In the clip above, future minor TV celebrity Mark DeCarlo—he would go on to host Studs!—plays for “the lot” after turning down some $60,000 in cash and prizes. Here we see all the dramatic arcs of Sale converge. DeCarlo’s quest to become maximum champion has played out over two weeks. The final match has taken 20 minutes or so, with a number of lead changes. And then that game show staple, the lightning round, brings it all to a head within 60 seconds. Sale was always building tension in one timeframe or another, whether it was weeks or seconds. The host, for his part, knew how to milk it. Nobody did a speed round better than Perry, and this clip is an exemplar, as his smooth question readings and staccato yelps of “Right!” mark the beat of the players’ shifting fortunes.
Perry’s Sale left the air in 1989, and it was 18 years before the game returned to American TV as the syndicated Temptation: The New Sale Of The Century. The look of the show was updated—whereas the set of Sale looks like it took place in Donald Trump’s spaceship, the contestants of Temptation seem to be killing time in a well-appointed mall store. Maybe a Brookstone.
Temptation sticks to the spirit of its predecessor in a broad sense. But the changes in Temptation betray a misunderstanding of what made Perry’s version sing. The missteps start with the speed round. Instead of one climactic minute-long speed round, Temptation sprinkles three 30-second rapid-fire rounds throughout the show. By a certain math—the math I imagine the producers used when they were developing the show—this gives you 50 percent more white-knuckle action than the old version.
In practice, that doesn’t compute. A minute is just enough time for some semblance of a storyline to develop. A player can bungle the question about state capitals but recover with Shakespeare and anatomy. Leads can shift; contestants can go on runs. In 30 seconds, you can barely get started. It’s like the difference between watching three stand-up comics do five-minute sets or one comic doing 20 minutes. Sure, the choppier set will still give you some comedy, but only the 20-minute guy will have the time to develop a through-line.
Still, Temptation seems convinced that the pupu platter approach to game design is just as good as a full meal. Beyond the speed round, the show’s structure is a hodgepodge of mini-games, the overall effect of which is to lend the proceedings a jerky rhythm. It takes Rossi Moreale almost a full minute to explain how the show’s “Knock Out” round works. If your favorite part of family game night is listening to Dad read the rules off the underside of the game box, then Temptation is the show for you.
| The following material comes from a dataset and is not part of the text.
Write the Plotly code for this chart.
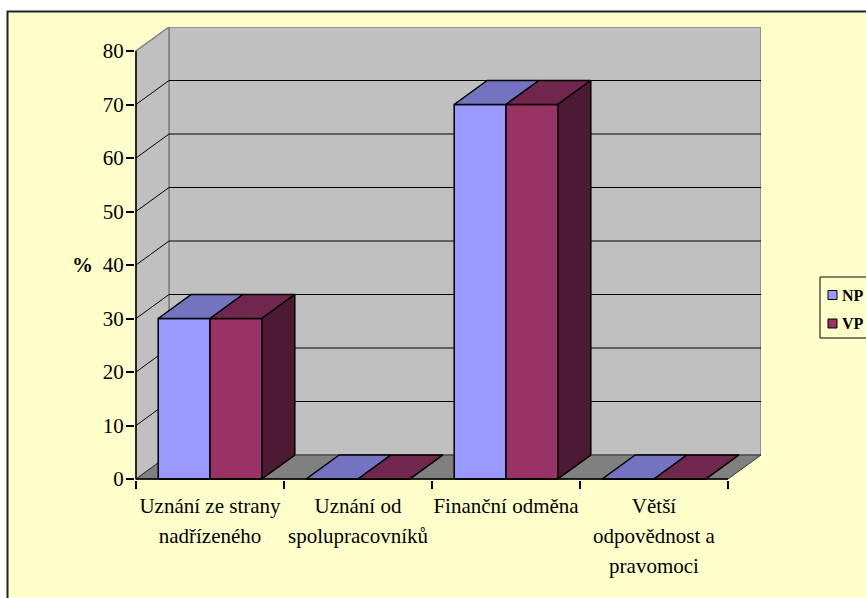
import plotly.graph_objects as go

# ---- data ----
categories = ["Uznání ze strany<br>nadřízeného", "Uznání od<br>spolupracovníků",
              "Finanční odměna", "Větší<br>odpovědnost a<br>pravomoci"]
np_values = [30, 0, 70, 0]
vp_values = [30, 0, 70, 0]
series_names = ["NP", "VP"]
y_ticks = [0, 10, 20, 30, 40, 50, 60, 70, 80]

# ---- styling / geometry (pixel based) ----
FIG_W, FIG_H = 866, 598
L, T = 135, 27
PX_X = 148.0          # px per category
PX_Y = 5.35           # px per percent
DX_PX, DY_PX = 33, 24  # 3D depth offset in px
d = DX_PX / PX_X
h = DY_PX / PX_Y
x_lo = -0.5 - 1 / PX_X
x_hi = len(categories) - 0.5 + d
y_lo = -1 / PX_Y
y_hi = y_ticks[-1] + h
W = (x_hi - x_lo) * PX_X
H = (y_hi - y_lo) * PX_Y
R = FIG_W - L - W
B = FIG_H - T - H

BAR_W = 0.35
FONT = "'Liberation Serif', 'Times New Roman', Times, serif"
FS = 21
colors = {
    "NP": dict(front="#9999FF", top="#7373BF", side="#4D4D80"),
    "VP": dict(front="#993366", top="#70264D", side="#4D1A33"),
}

def px2paper_x(px):
    return (px - L) / W

def px2paper_y(py):
    return (FIG_H - B - py) / H

fig = go.Figure()

xs = list(range(len(categories)))
series = [("NP", np_values, -BAR_W), ("VP", vp_values, 0.0)]

# front faces as real bars
for name, vals, off in series:
    fig.add_trace(go.Bar(
        x=xs, y=vals, width=BAR_W, offset=off, name=name,
        marker=dict(color=colors[name]["front"], line=dict(color="black", width=1.5)),
        hoverinfo="skip", showlegend=False,
    ))

# top and side faces derived from the values
for name, vals, off in series:
    for i, v in enumerate(vals):
        xl = i + off
        xr = xl + BAR_W
        fig.add_trace(go.Scatter(
            x=[xl, xl + d, xr + d, xr, xl], y=[v, v + h, v + h, v, v],
            mode="lines", fill="toself", fillcolor=colors[name]["top"],
            line=dict(color="black", width=1.5), hoverinfo="skip", showlegend=False))
        if name == "VP":
            fig.add_trace(go.Scatter(
                x=[xr, xr + d, xr + d, xr, xr], y=[0, h, v + h, v, 0],
                mode="lines", fill="toself", fillcolor=colors[name]["side"],
                line=dict(color="black", width=1.5), hoverinfo="skip", showlegend=False))

# ---- walls, floor, gridlines, axis lines ----
x0, x1 = -0.5, len(categories) - 0.5
ymax = y_ticks[-1]
shapes = []
# outer frame (chart area)
shapes.append(dict(type="rect", xref="paper", yref="paper",
                   x0=px2paper_x(7.5), x1=px2paper_x(FIG_W + 20),
                   y0=px2paper_y(FIG_H + 20), y1=px2paper_y(11.5),
                   fillcolor="#FFFFCC", line=dict(color="#222222", width=2), layer="below"))
# back wall
shapes.append(dict(type="rect", xref="x", yref="y", x0=x0 + d, x1=x1 + d, y0=h, y1=ymax + h,
                   fillcolor="#C0C0C0", line=dict(color="#808080", width=1.5), layer="below"))
# side wall
shapes.append(dict(type="path", xref="x", yref="y",
                   path=f"M{x0},0 L{x0},{ymax} L{x0 + d},{ymax + h} L{x0 + d},{h} Z",
                   fillcolor="#C0C0C0", line=dict(color="#808080", width=1.5), layer="below"))
# floor
shapes.append(dict(type="path", xref="x", yref="y",
                   path=f"M{x0},0 L{x1},0 L{x1 + d},{h} L{x0 + d},{h} Z",
                   fillcolor="#808080", line=dict(color="#333333", width=1), layer="below"))
# gridlines
for v in y_ticks[1:-1]:
    shapes.append(dict(type="line", xref="x", yref="y", x0=x0 + d, x1=x1 + d, y0=v + h, y1=v + h,
                       line=dict(color="black", width=1), layer="below"))
    shapes.append(dict(type="line", xref="x", yref="y", x0=x0, x1=x0 + d, y0=v, y1=v + h,
                       line=dict(color="black", width=1), layer="below"))
# axis lines (front)
shapes.append(dict(type="line", xref="x", yref="y", x0=x0, x1=x0, y0=0, y1=ymax,
                   line=dict(color="black", width=1.5), layer="above"))
shapes.append(dict(type="line", xref="x", yref="y", x0=x0, x1=x1, y0=0, y1=0,
                   line=dict(color="black", width=1.5), layer="above"))

# legend (box + swatches + labels)
LEG_X, LEG_Y0, LEG_Y1 = 820, 277, 338
leg_rows = [295, 323.5]
shapes.append(dict(type="rect", xref="paper", yref="paper",
                   x0=px2paper_x(LEG_X), x1=px2paper_x(FIG_W + 30),
                   y0=px2paper_y(LEG_Y1), y1=px2paper_y(LEG_Y0),
                   fillcolor="#FFFFCC", line=dict(color="black", width=1), layer="above"))
annotations = []
for name, cy in zip(series_names, leg_rows):
    shapes.append(dict(type="rect", xref="paper", yref="paper",
                       x0=px2paper_x(828), x1=px2paper_x(837),
                       y0=px2paper_y(cy + 4.5), y1=px2paper_y(cy - 4.5),
                       fillcolor=colors[name]["front"], line=dict(color="black", width=1),
                       layer="above"))
    annotations.append(dict(text=f"<b>{name}</b>", xref="paper", yref="paper",
                            x=px2paper_x(840), y=px2paper_y(cy), xanchor="left",
                            yanchor="middle", showarrow=False,
                            font=dict(family=FONT, size=16, color="black")))

annotations.append(dict(text="<b>%</b>", xref="paper", yref="y", x=px2paper_x(82), y=40,
                        xanchor="center", yanchor="middle", showarrow=False,
                        font=dict(family=FONT, size=FS, color="black")))

# category labels: one overlaid x axis per text line
label_lines = [c.split("<br>") for c in categories]
n_lines = max(len(l) for l in label_lines)
LINE_GAP = 30
axes_cfg = {}
for k in range(n_lines):
    axes_cfg[f"xaxis{k + 2}"] = dict(
        range=[x_lo, x_hi], overlaying="x", anchor="y", side="bottom",
        tickvals=xs, ticktext=[l[k] if k < len(l) else "" for l in label_lines],
        ticks="", showgrid=False, zeroline=False, showline=False,
        tickfont=dict(family=FONT, size=FS, color="black"),
        ticklabelstandoff=11 + LINE_GAP * k)

fig.update_layout(
    width=FIG_W, height=FIG_H,
    margin=dict(l=L, r=R, t=T, b=B, pad=0, autoexpand=False),
    paper_bgcolor="white", plot_bgcolor="rgba(0,0,0,0)",
    barmode="overlay", showlegend=False,
    shapes=shapes, annotations=annotations,
    font=dict(family=FONT, color="black", size=FS),
    xaxis=dict(range=[x_lo, x_hi], tickvals=[i - 0.5 for i in range(len(categories) + 1)],
               ticktext=[""] * (len(categories) + 1), ticks="outside", ticklen=8,
               tickcolor="black", tickwidth=1.5, showgrid=False, zeroline=False,
               showline=False, fixedrange=True),
    yaxis=dict(range=[y_lo, y_hi], tickvals=y_ticks, ticks="outside", ticklen=8,
               tickcolor="black", tickwidth=1.5, showgrid=False, zeroline=False,
               showline=False, ticklabelstandoff=-2,
               tickfont=dict(family=FONT, size=FS, color="black")),
    **axes_cfg,
)
# invisible traces to activate the label axes
for k in range(n_lines):
    fig.add_trace(go.Scatter(x=xs, y=[None] * len(xs), xaxis=f"x{k + 2}", yaxis="y",
                             mode="markers", showlegend=False, hoverinfo="skip"))

fig.write_html("out.html")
There are times where the game feels entirely broken. In one episode—here’s a link; I can’t embed this clip—there’s a speed round all about beverages—contestants simply need to ring in and say whether the beverage in question is “carbonated” or “flat.” Set aside for a moment the fact that the writers seem to be lifting material from a Saturday Night Live “Celebrity Jeopardy!” sketch. The problem here is more basic: Note how quickly the leading contestant, Mark, realizes that he can simply ring in as soon as Rossi Moreale starts talking. The questions on Sale were written so that aggressive contestants could guess where they were leading—Perry would often say “Good anticipation!” when a player rang in early with a correct answer—but coming in early carried a risk. Temptation’s this-or-that round eliminates that risk. The players always know where the question is going, which turns the show into a game of podium-buzzer whack-a-mole.
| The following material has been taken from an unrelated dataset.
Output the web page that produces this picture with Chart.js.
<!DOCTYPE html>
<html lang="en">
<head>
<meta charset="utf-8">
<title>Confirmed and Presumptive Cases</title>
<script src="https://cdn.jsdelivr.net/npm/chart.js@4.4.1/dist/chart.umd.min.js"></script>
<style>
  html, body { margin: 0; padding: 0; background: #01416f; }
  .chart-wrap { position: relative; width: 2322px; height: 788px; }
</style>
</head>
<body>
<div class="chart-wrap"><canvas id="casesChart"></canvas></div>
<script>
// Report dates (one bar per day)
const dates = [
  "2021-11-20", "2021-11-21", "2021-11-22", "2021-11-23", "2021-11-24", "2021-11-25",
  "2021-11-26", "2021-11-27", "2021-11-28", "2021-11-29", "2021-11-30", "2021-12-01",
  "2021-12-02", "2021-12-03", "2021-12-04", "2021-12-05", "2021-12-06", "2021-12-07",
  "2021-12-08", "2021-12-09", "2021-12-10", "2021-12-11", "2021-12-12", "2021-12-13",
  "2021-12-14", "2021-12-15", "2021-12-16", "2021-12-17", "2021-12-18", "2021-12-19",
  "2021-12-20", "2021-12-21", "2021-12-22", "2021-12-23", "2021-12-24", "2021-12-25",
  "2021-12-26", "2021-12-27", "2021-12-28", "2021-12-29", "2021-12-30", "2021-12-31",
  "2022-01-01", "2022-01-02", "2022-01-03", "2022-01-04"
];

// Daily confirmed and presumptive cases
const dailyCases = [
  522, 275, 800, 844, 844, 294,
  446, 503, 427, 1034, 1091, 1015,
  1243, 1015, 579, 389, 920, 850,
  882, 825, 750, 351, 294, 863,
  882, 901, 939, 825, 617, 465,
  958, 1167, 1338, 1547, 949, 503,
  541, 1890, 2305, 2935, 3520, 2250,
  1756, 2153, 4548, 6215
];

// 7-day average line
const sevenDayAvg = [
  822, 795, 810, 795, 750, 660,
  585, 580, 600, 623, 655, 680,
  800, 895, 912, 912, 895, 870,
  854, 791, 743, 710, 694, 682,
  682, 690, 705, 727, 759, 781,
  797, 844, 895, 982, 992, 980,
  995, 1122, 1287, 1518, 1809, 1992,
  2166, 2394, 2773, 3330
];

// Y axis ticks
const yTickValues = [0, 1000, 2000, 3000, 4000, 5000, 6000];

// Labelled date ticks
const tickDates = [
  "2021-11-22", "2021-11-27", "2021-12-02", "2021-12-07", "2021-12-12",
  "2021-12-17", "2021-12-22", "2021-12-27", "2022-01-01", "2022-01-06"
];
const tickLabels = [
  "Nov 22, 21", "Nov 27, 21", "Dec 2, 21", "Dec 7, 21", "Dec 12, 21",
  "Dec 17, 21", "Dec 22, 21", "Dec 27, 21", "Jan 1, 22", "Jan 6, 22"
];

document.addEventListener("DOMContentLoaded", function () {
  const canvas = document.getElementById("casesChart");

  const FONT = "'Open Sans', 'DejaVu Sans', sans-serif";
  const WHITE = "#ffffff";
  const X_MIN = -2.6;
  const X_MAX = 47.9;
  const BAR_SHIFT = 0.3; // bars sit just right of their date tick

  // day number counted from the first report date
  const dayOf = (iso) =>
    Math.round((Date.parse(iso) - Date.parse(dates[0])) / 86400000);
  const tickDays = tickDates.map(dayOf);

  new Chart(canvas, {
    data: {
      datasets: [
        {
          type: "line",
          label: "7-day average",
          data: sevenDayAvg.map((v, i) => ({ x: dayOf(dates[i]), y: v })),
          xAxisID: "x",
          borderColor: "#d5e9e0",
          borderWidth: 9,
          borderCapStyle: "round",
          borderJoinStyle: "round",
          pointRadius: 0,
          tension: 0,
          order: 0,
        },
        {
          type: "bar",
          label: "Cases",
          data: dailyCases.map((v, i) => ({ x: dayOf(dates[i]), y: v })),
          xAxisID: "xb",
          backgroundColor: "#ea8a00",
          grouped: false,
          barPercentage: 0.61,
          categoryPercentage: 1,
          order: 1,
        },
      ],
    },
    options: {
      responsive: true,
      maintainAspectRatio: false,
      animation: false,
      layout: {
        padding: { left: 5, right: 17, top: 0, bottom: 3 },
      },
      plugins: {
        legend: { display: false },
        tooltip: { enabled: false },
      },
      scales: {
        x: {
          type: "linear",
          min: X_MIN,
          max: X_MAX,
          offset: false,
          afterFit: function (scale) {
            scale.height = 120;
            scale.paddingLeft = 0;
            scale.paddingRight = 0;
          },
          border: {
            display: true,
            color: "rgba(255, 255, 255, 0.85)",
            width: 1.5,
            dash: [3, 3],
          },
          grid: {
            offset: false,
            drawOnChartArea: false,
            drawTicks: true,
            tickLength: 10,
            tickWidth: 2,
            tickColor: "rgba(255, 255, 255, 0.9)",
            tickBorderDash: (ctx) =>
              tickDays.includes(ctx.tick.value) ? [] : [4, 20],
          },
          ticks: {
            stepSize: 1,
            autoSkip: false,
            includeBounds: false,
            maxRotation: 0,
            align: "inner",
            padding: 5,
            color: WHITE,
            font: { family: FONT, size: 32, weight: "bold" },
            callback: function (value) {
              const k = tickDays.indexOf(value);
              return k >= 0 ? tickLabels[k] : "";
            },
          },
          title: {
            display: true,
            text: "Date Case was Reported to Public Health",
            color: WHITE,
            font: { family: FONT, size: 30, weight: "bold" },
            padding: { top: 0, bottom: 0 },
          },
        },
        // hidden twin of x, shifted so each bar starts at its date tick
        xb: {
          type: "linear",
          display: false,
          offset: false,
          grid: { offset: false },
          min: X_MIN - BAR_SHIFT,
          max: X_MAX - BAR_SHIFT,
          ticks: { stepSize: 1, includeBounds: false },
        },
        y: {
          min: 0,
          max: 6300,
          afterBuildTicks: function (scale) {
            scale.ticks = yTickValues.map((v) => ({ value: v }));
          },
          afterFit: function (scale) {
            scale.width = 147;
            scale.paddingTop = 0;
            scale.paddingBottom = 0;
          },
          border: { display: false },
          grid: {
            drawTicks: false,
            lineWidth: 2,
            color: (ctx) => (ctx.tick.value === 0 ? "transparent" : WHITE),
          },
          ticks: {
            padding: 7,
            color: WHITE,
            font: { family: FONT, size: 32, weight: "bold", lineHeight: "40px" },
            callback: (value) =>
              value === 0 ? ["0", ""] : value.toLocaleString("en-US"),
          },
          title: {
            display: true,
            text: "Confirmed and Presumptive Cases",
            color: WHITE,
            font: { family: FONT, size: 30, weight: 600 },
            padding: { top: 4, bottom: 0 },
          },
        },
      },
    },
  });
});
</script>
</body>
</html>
If Temptation had seen a second season with a capable producer at the helm, these problems could have been fixed. Temptation has a more intractable flaw: Its delusions of grandeur weren’t grand enough. Part of the Sale ethos was the notion that winning players could buy their way into a higher echelon of living. The prizes on the show were curated from a luxurious realm that your average Joe and Jane American never encounter. Sale’s prize coordinators saw no reason to feature a La-Z-Boy when they could give away a posh leather chair with a speaker system built in—a bit of materialist fantasy torn from the front-of-book section of a 1978 Esquire.
The reward for winning on Sale was a glimpse at an exotic lifestyle. In this clip, Sale champion Alice Conkwright heads to center stage after winning her final game and securing the jackpot. Her litany of goodies oozes with the aspirational excess of the Wall Street ’80s. The camera is Swedish, and the car is German. The entertainment center is glossy black, the color of choice for the yuppie electronics hound. The gold bars are a 24-karat “symbol of success.” The fur coat (another sign of the times) is from Dicker And Dicker Of Beverly Hills.
Temptation’s luxury purses are rentals, sourced from the “Netflix of designer handbags.” The trips are furnished by Orbitz, and the mattress is from Tempur-Pedic. It’s not so much that the prizes are cheaper (although they are) but rather that they’re so pedestrian. Temptation is devoid of the fantasy that made Sale’s “bargains” ludicrous. Sale’s producers browsed the Neiman Marcus Christmas catalog; on Temptation, they browsed the front page of Amazon.com.
Temptation’s mistake was to take Sale’s shopping conceit seriously, when it was a joke all along. Where Sale mocks its prize descriptions with goofy, middle-school-pageant-level skits, Temptation regards a mass-produced bed frame with the soft-focus televisual reverence typically reserved for royalty and Barbara Walters. Without Sale’s knowing tension between upper class and lower class, Temptation’s shopping just feels like shopping. Not so tempting after all.
Postscript: As if it sprang from an alternate universe, the Australian Temptation, which debuted in 2005, got everything right that the American Temptation got wrong. (Sale Of The Century was always more popular down under—the original Aussie version ran for 21 years.) It’s one of the best-produced game shows of the past decade, and I’ve embedded an episode above.